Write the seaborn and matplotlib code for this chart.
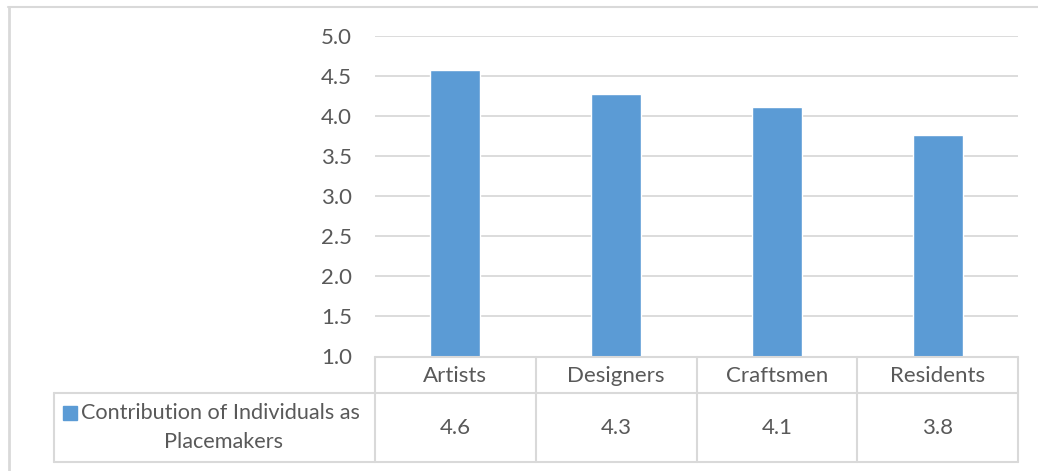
import matplotlib
matplotlib.use("Agg")
import matplotlib.pyplot as plt
from matplotlib.lines import Line2D
import seaborn as sns
import pandas as pd

categories = ["Artists", "Designers", "Craftsmen", "Residents"]
values = [4.58, 4.27, 4.11, 3.77]
value_labels = ["4.6", "4.3", "4.1", "3.8"]
series_line1 = "Contribution of Individuals as"
series_line2 = "Placemakers"
yticks = [1.0, 1.5, 2.0, 2.5, 3.0, 3.5, 4.0, 4.5, 5.0]

sns.set_theme(style="white")
plt.rcParams['font.family'] = ['Lato', 'DejaVu Sans']

W, H = 1038, 471
fig = plt.figure(figsize=(W / 100, H / 100), dpi=100)
fig.patch.set_facecolor("white")

def fx(px):
    return px / W

def fy(py):
    return 1 - py / H

FS = 16
TC = "#595959"
x0, x1 = 375, 1018
y_top, y_bot = 36, 356.5
ax = fig.add_axes([fx(x0), fy(y_bot), fx(x1) - fx(x0), fy(y_top) - fy(y_bot)])

df = pd.DataFrame({"cat": categories, "val": values})
sns.barplot(data=df, x="cat", y="val", color="#5B9BD5", saturation=1,
            width=0.31, ax=ax, zorder=3)
ax.set_ylim(1.0, 5.0)
ax.set_yticks(yticks)
ax.set_yticklabels([f"{t:.1f}" for t in yticks], color=TC, fontsize=FS)
ax.tick_params(axis="y", length=0, pad=16.5)
ax.set_xticks([])
ax.set_xlabel("")
ax.set_ylabel("")
ax.set_xlim(-0.5, len(categories) - 0.5)
ax.grid(axis="y", color="#D9D9D9", linewidth=1.3, zorder=0)
for s in ax.spines.values():
    s.set_visible(False)

grid_c = "#D9D9D9"
lw = 1.5
row1_bot = 393
row2_bot = 462
leg_left = 54
col_edges = [x0 + (x1 - x0) * i / len(categories) for i in range(len(categories) + 1)]

def hline(xa, xb, y):
    fig.add_artist(Line2D([fx(xa), fx(xb)], [fy(y), fy(y)], color=grid_c, lw=lw))

def vline(x, ya, yb):
    fig.add_artist(Line2D([fx(x), fx(x)], [fy(ya), fy(yb)], color=grid_c, lw=lw))

hline(x0, x1, y_bot)
hline(leg_left, x1, row1_bot)
hline(leg_left, x1, row2_bot)
for cx in col_edges:
    vline(cx, y_bot, row2_bot)
vline(leg_left, row1_bot, row2_bot)

for i, cat in enumerate(categories):
    cxm = (col_edges[i] + col_edges[i + 1]) / 2
    fig.text(fx(cxm), fy((y_bot + row1_bot) / 2 + 1), cat, ha="center", va="center",
             fontsize=FS, color=TC)
    fig.text(fx(cxm), fy((row1_bot + row2_bot) / 2 + 1), value_labels[i], ha="center",
             va="center", fontsize=FS, color=TC)

# legend cell
fig.add_artist(plt.Rectangle((fx(63), fy(420)), fx(14), fy(406) - fy(420),
                             transform=fig.transFigure, color="#5B9BD5"))
fig.text(fx(81), fy(413), series_line1, ha="left", va="center", fontsize=15.6, color=TC)
fig.text(fx(224), fy(442), series_line2, ha="center", va="center", fontsize=15.6, color=TC)

# outer chart border (top and left visible)
fig.add_artist(Line2D([fx(8), fx(1038)], [fy(7), fy(7)], color=grid_c, lw=1.5))
fig.add_artist(Line2D([fx(8.5), fx(8.5)], [fy(7), fy(471)], color=grid_c, lw=2))

fig.savefig("out.png", dpi=100, facecolor="white")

* * *

Every line of the data should be copied as it stands, without the images.

- Full answer:
Write the seaborn and matplotlib code for this chart.
import matplotlib
matplotlib.use("Agg")
import matplotlib.pyplot as plt
from matplotlib.lines import Line2D
import seaborn as sns
import pandas as pd

categories = ["Artists", "Designers", "Craftsmen", "Residents"]
values = [4.58, 4.27, 4.11, 3.77]
value_labels = ["4.6", "4.3", "4.1", "3.8"]
series_line1 = "Contribution of Individuals as"
series_line2 = "Placemakers"
yticks = [1.0, 1.5, 2.0, 2.5, 3.0, 3.5, 4.0, 4.5, 5.0]

sns.set_theme(style="white")
plt.rcParams['font.family'] = ['Lato', 'DejaVu Sans']

W, H = 1038, 471
fig = plt.figure(figsize=(W / 100, H / 100), dpi=100)
fig.patch.set_facecolor("white")

def fx(px):
    return px / W

def fy(py):
    return 1 - py / H

FS = 16
TC = "#595959"
x0, x1 = 375, 1018
y_top, y_bot = 36, 356.5
ax = fig.add_axes([fx(x0), fy(y_bot), fx(x1) - fx(x0), fy(y_top) - fy(y_bot)])

df = pd.DataFrame({"cat": categories, "val": values})
sns.barplot(data=df, x="cat", y="val", color="#5B9BD5", saturation=1,
            width=0.31, ax=ax, zorder=3)
ax.set_ylim(1.0, 5.0)
ax.set_yticks(yticks)
ax.set_yticklabels([f"{t:.1f}" for t in yticks], color=TC, fontsize=FS)
ax.tick_params(axis="y", length=0, pad=16.5)
ax.set_xticks([])
ax.set_xlabel("")
ax.set_ylabel("")
ax.set_xlim(-0.5, len(categories) - 0.5)
ax.grid(axis="y", color="#D9D9D9", linewidth=1.3, zorder=0)
for s in ax.spines.values():
    s.set_visible(False)

grid_c = "#D9D9D9"
lw = 1.5
row1_bot = 393
row2_bot = 462
leg_left = 54
col_edges = [x0 + (x1 - x0) * i / len(categories) for i in range(len(categories) + 1)]

def hline(xa, xb, y):
    fig.add_artist(Line2D([fx(xa), fx(xb)], [fy(y), fy(y)], color=grid_c, lw=lw))

def vline(x, ya, yb):
    fig.add_artist(Line2D([fx(x), fx(x)], [fy(ya), fy(yb)], color=grid_c, lw=lw))

hline(x0, x1, y_bot)
hline(leg_left, x1, row1_bot)
hline(leg_left, x1, row2_bot)
for cx in col_edges:
    vline(cx, y_bot, row2_bot)
vline(leg_left, row1_bot, row2_bot)

for i, cat in enumerate(categories):
    cxm = (col_edges[i] + col_edges[i + 1]) / 2
    fig.text(fx(cxm), fy((y_bot + row1_bot) / 2 + 1), cat, ha="center", va="center",
             fontsize=FS, color=TC)
    fig.text(fx(cxm), fy((row1_bot + row2_bot) / 2 + 1), value_labels[i], ha="center",
             va="center", fontsize=FS, color=TC)

# legend cell
fig.add_artist(plt.Rectangle((fx(63), fy(420)), fx(14), fy(406) - fy(420),
                             transform=fig.transFigure, color="#5B9BD5"))
fig.text(fx(81), fy(413), series_line1, ha="left", va="center", fontsize=15.6, color=TC)
fig.text(fx(224), fy(442), series_line2, ha="center", va="center", fontsize=15.6, color=TC)

# outer chart border (top and left visible)
fig.add_artist(Line2D([fx(8), fx(1038)], [fy(7), fy(7)], color=grid_c, lw=1.5))
fig.add_artist(Line2D([fx(8.5), fx(8.5)], [fy(7), fy(471)], color=grid_c, lw=2))

fig.savefig("out.png", dpi=100, facecolor="white")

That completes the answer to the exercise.